MM: You see, it happened as government of India (GOI) changed the sugar procurement process. Initially GOI would pass subsidy directly to Food Corporation of India (FCI), which would subsequently distribute it to states. Now the centre has asked states to purchase the sugar themselves. And then, we drafted the purchase community and issued tenders. It took us two months to formalise the procedure. During the same time, people faced the sugar crisis.
KL: And what is the preparation of CAPD for this winter?
MM: We have ample buffer stocks of food grains and other essential commodities in place. We have already supplied and dumped stocks in all areas of the Valley for six months. Stocks of rice, wheat, kerosene and LPG are sufficient. You know, when I joined the office of CAPD, we used to have 1.30 lakh LPG cylinders in our stock, which has now swelled up to 3 lakh. Let me assure, our arrangements are complete.
KL: But how are you supposed to check black-marketing during winters whenever roadblock cuts the Valley from the rest of the world?
MM: Our enforcement wing remains in the market round the clock to check it. We are taking cognizance of everything. So far, we have streamlined the prices of meat and milk. Throughout this year, we have reviewed as well as revised the prices.
KL: People often complain that public distribution stores lack transparency, why is it so?
MM: There is an established mechanism in place in CAPD, which ensures transparency. We have directed every storekeeper to hang a list of instructions and distribute the ration accordingly. But let me tell you, it is a common man who is violating the norms. The centre has accorded 35 kgs of rice per ration card. But 35 kg aren’t enough for a single ration card holder in Kashmir. People visit stores and takes 50 kg bag rice instead. There is toll free number which people can use to register their grievances.
KL: But in spite of list of instructions in place, there are growing complaints against CAPD that it has issued ration card to non-locals, while denying the same to locals?
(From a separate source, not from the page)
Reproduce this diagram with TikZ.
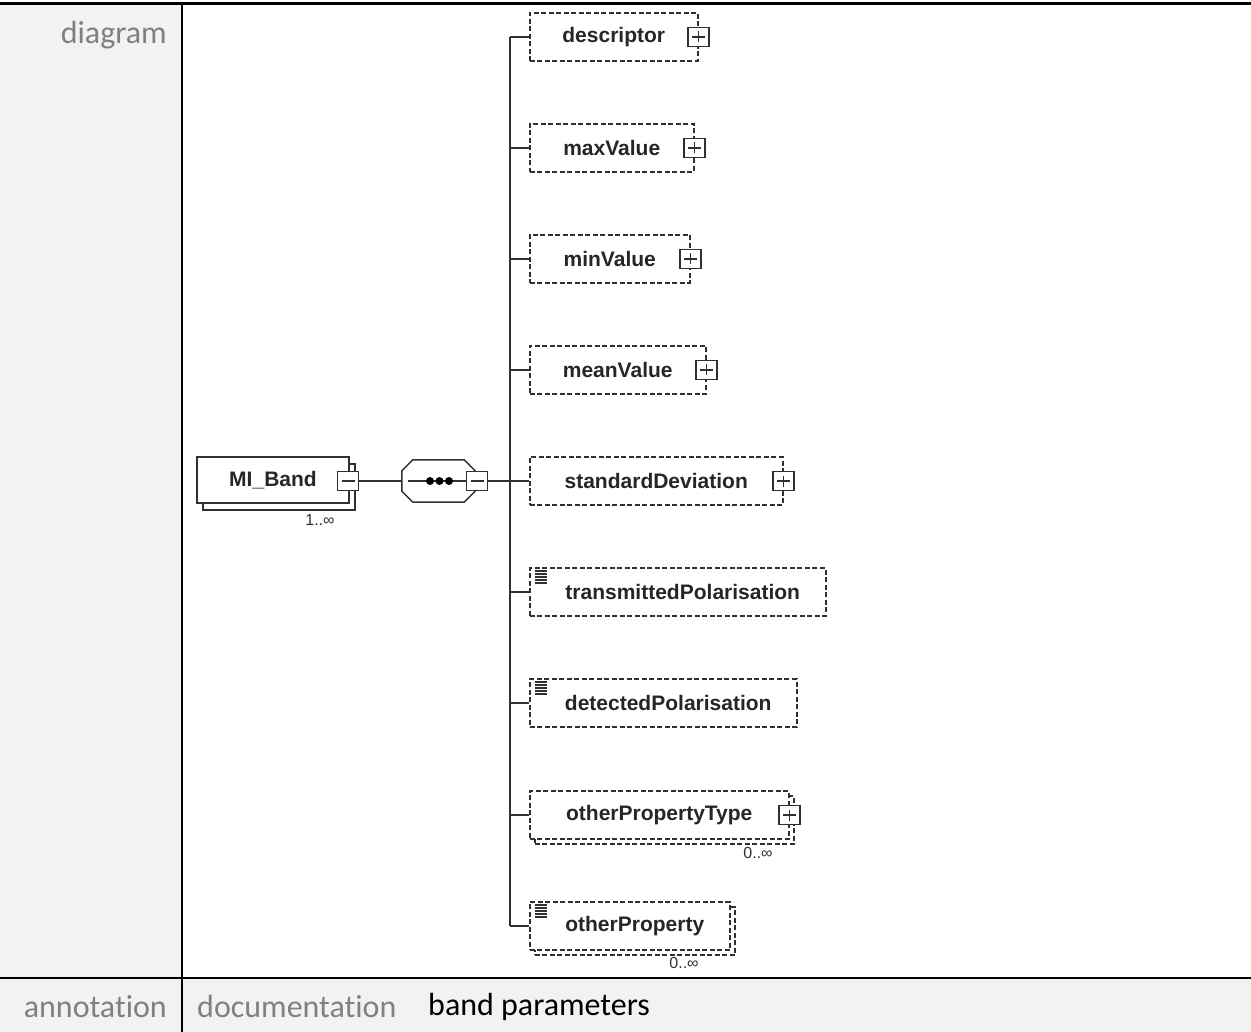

MM: Look we are receiving the fixed stock of food grains from central government and at the same time, population is surging. So it is not possible for us to issue new ration cards as of now with limited supply of food-grains. If we do, then it would trigger a crisis in the Valley.
So far, the issuance of ration cards to non-locals is concerned, let me tell you, we haven’t issued any ration card to them. They (non-locals) are making use of the ration cards of locals. We have strict laws in place, so there is no question of issuing any ration card to them.
KL: As agricultural fields are shrinking across the Valley, is it going to put more pressure on CAPD? If yes, how will you address the issue?
MM: Of course as the agriculture lands are shrinking, CAPD is feeling the pressure of providing food grains to swelling populace of the Valley. We are demanding to increase our ration quota from central government, besides we are working on a strategy to deal with this situation.
KL: And what is your immediate challenge as CAPD director?
MM: My challenge remains to smoothen the transport process of food grains from warehouses to stores.